Prof. Braucher's research to be discussed at national symposium
Leading bankruptcy, race and empirical scholars will explore implications of Professor Jean Braucher's recent scholarship at a national symposium this fall.
Braucher, the Roger C. Henderson Professor of Law at the University of Arizona James E. Rogers College of Law, worked with two colleagues at the University of Illinois College of Law to study race and personal bankruptcy. The study found that blacks are about twice as likely as whites to file for Chapter 13 rather than Chapter 7 bankruptcy. Chapter 13 costs more, takes longer, and requires more of debtors-a multi-year repayment plan.
In addition, a survey used as part of the study showed that bankruptcy lawyers were more likely to suggest to clients who were black that they file for Chapter 13 even when they had identical financial situations as white clients.
The symposium, "Bankruptcy and Race: Is There a Relation?" will take place Octpber 19 at St. John's School of Law in Queens, New York. The symposium is presented by the American Bankruptcy Institute Law Review, along with St. John's School of Law Center for Bankruptcy Studies, and The Ronald H. Brown Center for Civil Rights and Economic Development.
Not only are Braucher's findings significant, the study breaks new ground. Most research about racial disparity has focused on criminal law, not civil. Bankruptcy cases are the largest number of cases in the federal court system. About 2 million people were involved in bankruptcy cases last year.
Braucher said she is hopeful that the discussions at the national symposium will eventually lead to changes in the bankruptcy system. As a modest first step, she and her colleagues have proposed that bankruptcy courts begin to track the race of those filing for bankruptcy.

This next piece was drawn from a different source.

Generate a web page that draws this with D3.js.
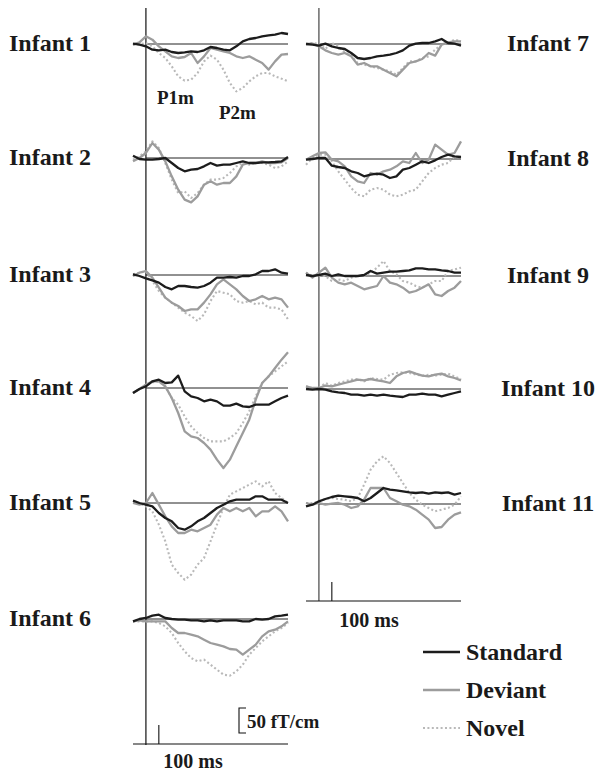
<!DOCTYPE html>
<html>
<head>
<meta charset="utf-8">
<script src="https://cdn.jsdelivr.net/npm/d3@7/dist/d3.min.js"></script>
<style>
  body { margin: 0; background: #fff; }
  svg text { font-family: "Liberation Serif", "Times New Roman", serif; font-weight: bold; fill: #1a1a1a; }
</style>
</head>
<body>
<svg id="chart" width="603" height="776"></svg>
<script>
// sample times (ms) for every trace
const times = [-100, -50, 0, 50, 100, 150, 200, 250, 300, 350, 400, 450, 500,
               550, 600, 650, 700, 750, 800, 850, 900, 950, 1000, 1050, 1100];

// amplitudes in fT/cm
const std1 = [0.7, -1.3, -4.7, -11.3, -12.7, -11.3, -16, -18, -16.7, -14.7, -16, -12.7, -6, -8, -11.3, -12.7, -4.7, 5.3, 10, 12, 15.3, 17.3, 18.7, 22, 20];
const dev1 = [-1.3, 3.3, 15.3, 8.7, -4.7, -14.7, -24.7, -28, -26, -18, -38, -24.7, -8, -11.3, -14.7, -18, -24.7, -28, -24.7, -31.3, -38, -51.3, -34.7, -21.3, -20];
const nov1 = [-1.3, -0.7, 2, -4.7, -18, -28, -44.7, -64.7, -73.3, -71.3, -58, -34.7, -23.3, -31.3, -51.3, -78, -94.7, -88, -74.7, -64.7, -58, -58, -64.7, -69.3, -74.7];

const std2 = [4.7, -2, -3.3, -3.3, -2, 0, -10, -20, -26.7, -23.3, -22, -16.7, -10, -15.3, -13.3, -13.3, -10, -6.7, -10, -10, -8.7, -8.7, -8, -6.7, 2];
const dev2 = [-6.7, 0, 10, 30, 16.7, -6.7, -36.7, -63.3, -83.3, -88.7, -76.7, -53.3, -46.7, -53.3, -50, -50, -36.7, -13.3, -10, -10, -6.7, -10, -10, -8.7, 0];
const nov2 = [-3.3, 3.3, 13.3, 33.3, 20, -10, -43.3, -70, -66.7, -80, -70, -53.3, -43.3, -43.3, -40, -30, -16.7, -10, -13.3, -10, -10, -13.3, -20, -16.7, -6.7];

const std3 = [1.3, -2, -6.7, -10.7, -15.3, -24, -28.7, -22, -22, -24, -25.3, -22, -15.3, -5.3, -5.3, -4, -5.3, -2, -2, 1.3, 8, 8, 11.3, 4.7, 2.7];
const dev3 = [-2, 4.7, 8, -5.3, -25.3, -45.3, -55.3, -62, -72, -68.7, -68.7, -55.3, -38.7, -18.7, -8.7, -18.7, -28.7, -42, -52, -48.7, -42, -48.7, -45.3, -48.7, -65.3];
const nov3 = [1.3, 4.7, 6.7, -12, -32, -45.3, -55.3, -65.3, -75.3, -82, -92, -78.7, -52, -32, -35.3, -38.7, -52, -55.3, -52, -58.7, -55.3, -65.3, -65.3, -68.7, -88.7];

const std4 = [-10, -2, 3.3, 13.3, 16.7, 10, 11.3, 24.7, -6.7, -16.7, -20, -26.7, -23.3, -26.7, -35.3, -35.3, -31.3, -36.7, -38, -33.3, -33.3, -33.3, -26.7, -20, -15.3];
const dev4 = [-10, -2, 6.7, 13.3, 13.3, 3.3, -20, -50, -86.7, -96.7, -100, -110, -123.3, -143.3, -160, -143.3, -116.7, -90, -63.3, -23.3, 10, 23.3, 40, 56.7, 71.3];
const nov4 = [-10, -2, 6.7, 11.3, 13.3, 3.3, -20, -33.3, -56.7, -76.7, -90, -100, -106.7, -106.7, -106.7, -100, -90, -70, -46.7, -16.7, 10, 23.3, 33.3, 43.3, 53.3];

const std5 = [4.7, 0, -3.3, -6.7, -20, -30, -36.7, -50, -53.3, -46.7, -36.7, -30, -20, -10, -3.3, 3.3, 6.7, 6.7, 6.7, 13.3, 13.3, 6.7, 6.7, 6.7, 0];
const dev5 = [0, -3.3, 0, 20, -3.3, -26.7, -46.7, -60, -60, -53.3, -56.7, -50, -43.3, -23.3, -10, -16.7, -10, -16.7, -10, -26.7, -16.7, -16.7, -6.7, -16.7, -36.7];
const nov5 = [0, 0, -6.7, -16.7, -43.3, -76.7, -123.3, -140, -153.3, -143.3, -123.3, -110, -76.7, -43.3, -10, 16.7, 23.3, 30, 36.7, 43.3, 33.3, 43.3, 20, 10, 0];

const std6 = [-4.7, 0, 2, 6.7, 8.7, 2, 0, -1.3, -1.3, -2.7, -2.7, -4.7, -2.7, -4.7, -2.7, -2.7, -2.7, -4.7, -4.7, 0, -1.3, 0, 5.3, 6.7, 8.7];
const dev6 = [-4.7, -2.7, -4.7, -4.7, -4.7, -4.7, -18, -28, -28, -31.3, -34.7, -41.3, -48, -51.3, -54.7, -60, -61.3, -71.3, -61.3, -51.3, -34.7, -24.7, -21.3, -14.7, -4.7];
const nov6 = [-4.7, -4.7, -4.7, -4.7, -8, -14.7, -28, -48, -64.7, -78, -84.7, -81.3, -91.3, -101.3, -111.3, -113.3, -104.7, -91.3, -71.3, -58, -44.7, -34.7, -24.7, -18, -8];

const std7 = [0, -1.3, -3.3, 0.7, -4.7, -8, -10, -18, -28, -30, -28, -24.7, -23.3, -21.3, -18, -12.7, -3.3, 0.7, 2, 2, 5.3, 10, 2, 0.7, -3.3];
const dev7 = [0, 0.7, -4.7, -12.7, -18, -21.3, -18, -24.7, -41.3, -38, -44.7, -44.7, -51.3, -58, -64.7, -51.3, -38, -34.7, -30, -18, -23.3, -1.3, 3.3, 5.3, 5.3];
const nov7 = [0, 2, 0.7, -10, 2, -4.7, -16.7, -23.3, -38, -41.3, -44.7, -48, -51.3, -54.7, -61.3, -48, -34.7, -34.7, -28, -24.7, -11.3, -1.3, 2, 8.7, 5.3];

const std8 = [-1.3, 0, 2, 2, -13.3, -16, -18, -24.7, -28, -34.7, -31.3, -29.3, -31.3, -38, -34.7, -21.3, -18, -11.3, -4.7, -8, -2.7, 4, 8.7, 5.3, 4];
const dev8 = [-1.3, 5.3, 12, 13.3, -1.3, -4.7, -14.7, -34.7, -44.7, -48, -28, -31.3, -24.7, -21.3, -14.7, -4.7, -8, 12, -8, -1.3, 28.7, 18.7, 8.7, 12, 35.3];
const nov8 = [-11.3, 2, 8.7, 8.7, -4.7, -24.7, -41.3, -58, -71.3, -74.7, -61.3, -58, -61.3, -71.3, -74.7, -71.3, -64.7, -61.3, -44.7, -28, -18, -11.3, -8, 5.3, 2];

const std9 = [2, 0, 2, 4.7, 0, 3.3, 0, 0, 0, 2, 10, 4.7, 6.7, 8.7, 8.7, 10, 11.3, 15.3, 15.3, 13.3, 13.3, 11.3, 10, 6.7, 6.7];
const dev9 = [6.7, -3.3, 6.7, 16.7, -3.3, -13.3, -16.7, -13.3, -20, -26.7, -23.3, -20, 0, -13.3, -16.7, -23.3, -33.3, -30, -23.3, -16.7, -36.7, -40, -30, -23.3, -10];
const nov9 = [6.7, 0, 0, 0, -10, -6.7, -10, -3.3, 0, 0, 6.7, 16.7, 30, 10, 3.3, -10, -13.3, -20, -23.3, -16.7, -10, -10, 10, 13.3, 16.7];

const std10 = [0, -1.3, 0, -1.3, -4.7, -6.7, -8, -11.3, -11.3, -13.3, -11.3, -13.3, -11.3, -13.3, -14.7, -16, -11.3, -11.3, -9.3, -11.3, -11.3, -14.7, -11.3, -8, -4.7];
const dev10 = [5.3, 2, 2, 6.7, 5.3, 8.7, 12, 15.3, 18.7, 17.3, 20, 17.3, 15.3, 12, 25.3, 32, 35.3, 30.7, 26.7, 25.3, 28.7, 30.7, 25.3, 22, 17.3];
const nov10 = [5.3, 2, 2, 12, 6.7, 12, 15.3, 18.7, 20, 15.3, 22, 20, 18.7, 28.7, 32, 33.3, 32, 28.7, 26.7, 28.7, 26.7, 28.7, 30.7, 25.3, 20];

const std11 = [-4.7, -1.3, 5.3, 10, 14, 16.7, 15.3, 14, 12, 5.3, 12, 22, 32, 28.7, 27.3, 25.3, 23.3, 22, 23.3, 20.7, 23.3, 22, 23.3, 18.7, 22];
const dev11 = [2, -1.3, 2, -1.3, 0.7, 2, -1.3, -8, -4.7, 8.7, 32, 32, 32, 12, 5.3, -1.3, -4.7, -11.3, -21.3, -31.3, -48, -46, -31.3, -21.3, -16.7];
const nov11 = [2, 2, 5.3, 10, 12, 10, 8.7, 5.3, 12, 38.7, 68.7, 85.3, 95.3, 82, 62, 42, 22, 8.7, -1.3, -8, -14.7, -11.3, -8, -1.3, 15.3];

const infantLabels = ["Infant 1", "Infant 2", "Infant 3", "Infant 4", "Infant 5", "Infant 6",
                      "Infant 7", "Infant 8", "Infant 9", "Infant 10", "Infant 11"];
const conditions = ["Standard", "Deviant", "Novel"];

const panels = [
  [std1, dev1, nov1], [std2, dev2, nov2], [std3, dev3, nov3], [std4, dev4, nov4],
  [std5, dev5, nov5], [std6, dev6, nov6], [std7, dev7, nov7], [std8, dev8, nov8],
  [std9, dev9, nov9], [std10, dev10, nov10], [std11, dev11, nov11]
];

const svg = d3.select("#chart");

// two columns of traces, each with its own time scale
const xLeft = d3.scaleLinear().domain([-100, 1100]).range([133, 288]);
const xRight = d3.scaleLinear().domain([-100, 1100]).range([306, 461]);
const leftBase = [44, 158, 275, 388, 503, 619];
const rightBase = [44, 159, 276, 389, 504];

const styles = [
  { stroke: "#1c1c1c", width: 2.3, dash: null },
  { stroke: "#9c9c9c", width: 2.3, dash: null },
  { stroke: "#b9b9b9", width: 2.1, dash: "2,2.4" }
];

// stimulus onset lines and time axes
svg.append("line").attr("x1", xLeft(0)).attr("x2", xLeft(0)).attr("y1", 8).attr("y2", 745)
  .attr("stroke", "#111").attr("stroke-width", 1.2);
svg.append("line").attr("x1", xRight(0)).attr("x2", xRight(0)).attr("y1", 8).attr("y2", 601)
  .attr("stroke", "#444").attr("stroke-width", 1.2);

function timeAxis(x, y) {
  svg.append("line").attr("x1", x(-100)).attr("x2", x(1100)).attr("y1", y).attr("y2", y)
    .attr("stroke", "#111").attr("stroke-width", 1.1);
  svg.append("line").attr("x1", x(100)).attr("x2", x(100)).attr("y1", y - 19).attr("y2", y)
    .attr("stroke", "#111").attr("stroke-width", 1.1);
}
timeAxis(xLeft, 744);
timeAxis(xRight, 601);
svg.append("text").attr("x", 193).attr("y", 768).attr("text-anchor", "middle")
  .style("font-size", "20px").text("100 ms");
svg.append("text").attr("x", 369).attr("y", 627).attr("text-anchor", "middle")
  .style("font-size", "20px").text("100 ms");

panels.forEach((traces, i) => {
  const left = i < 6;
  const x = left ? xLeft : xRight;
  const base = left ? leftBase[i] : rightBase[i - 6];
  const y = d3.scaleLinear().domain([0, 50]).range([base, base - 25]);

  svg.append("line").attr("x1", x(0)).attr("x2", x(1100)).attr("y1", base).attr("y2", base)
    .attr("stroke", "#222").attr("stroke-width", 1);

  const line = d3.line().x((d, j) => x(times[j])).y(d => y(d));
  // draw novel first, standard on top
  [2, 1, 0].forEach(k => {
    svg.append("path").datum(traces[k]).attr("d", line)
      .attr("fill", "none").attr("stroke", styles[k].stroke)
      .attr("stroke-width", styles[k].width)
      .attr("stroke-dasharray", styles[k].dash)
      .attr("stroke-linejoin", "round");
  });

  svg.append("text")
    .attr("x", left ? 9 : 548).attr("y", base + 7)
    .attr("text-anchor", left ? "start" : "middle")
    .style("font-size", "24px").text(infantLabels[i]);
});

// component labels on infant 1
svg.append("text").attr("x", 157).attr("y", 104).style("font-size", "19px").text("P1m");
svg.append("text").attr("x", 219).attr("y", 119).style("font-size", "19px").text("P2m");

// amplitude scale bar: 50 fT/cm
const yBar = d3.scaleLinear().domain([0, 50]).range([733, 708]);
svg.append("path")
  .attr("d", `M246,${yBar(50)}H239V${yBar(0)}H246`)
  .attr("fill", "none").attr("stroke", "#111").attr("stroke-width", 1.1);
svg.append("text").attr("x", 247).attr("y", 728).style("font-size", "19px").text("50 fT/cm");

// legend
const legendY = [652, 690, 728];
conditions.forEach((c, k) => {
  svg.append("line").attr("x1", 423).attr("x2", 460).attr("y1", legendY[k]).attr("y2", legendY[k])
    .attr("stroke", styles[k].stroke).attr("stroke-width", styles[k].width)
    .attr("stroke-dasharray", styles[k].dash);
  svg.append("text").attr("x", 466).attr("y", legendY[k] + 8)
    .style("font-size", "24px").text(c);
});
</script>
</body>
</html>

"There's actually a policy of not collecting race data. They say they don't want to gather data unless it is essential to the administration of justice. So we are arguing: It is" said Braucher.
Gathering information about the filers' race in all bankruptcy cases - instead of a national random sample as their study did - would allow their research to be confirmed or disproved.
Braucher also is working to educate those involved in the bankruptcy system about the apparent problems. Braucher has presented her research findings this year to the National Association of Consumer Bankruptcy Attorneys and the National Association of Chapter 13 Trustees.
"If you think about it, you would expect that African-Americans would not be in repayment plan bankruptcies because they have lower rates of home ownership. They have lower incomes. They have lower assets in general. Why are they in the more onerous form of bankruptcy? It just doesn't add up," Braucher said.
"We hope this will be addressed. And we will stop having implicit biases giving people unfair results on the basis of race."
Her research ties into the growing concern that the whole system of consumer bankruptcy needs to be simpler, Braucher said.
"The system has become too complex. The ordinary consumer debtor really can't understand his or her own choices. And that leads to this problem of the professionals as gate keepers, making the decisions for people."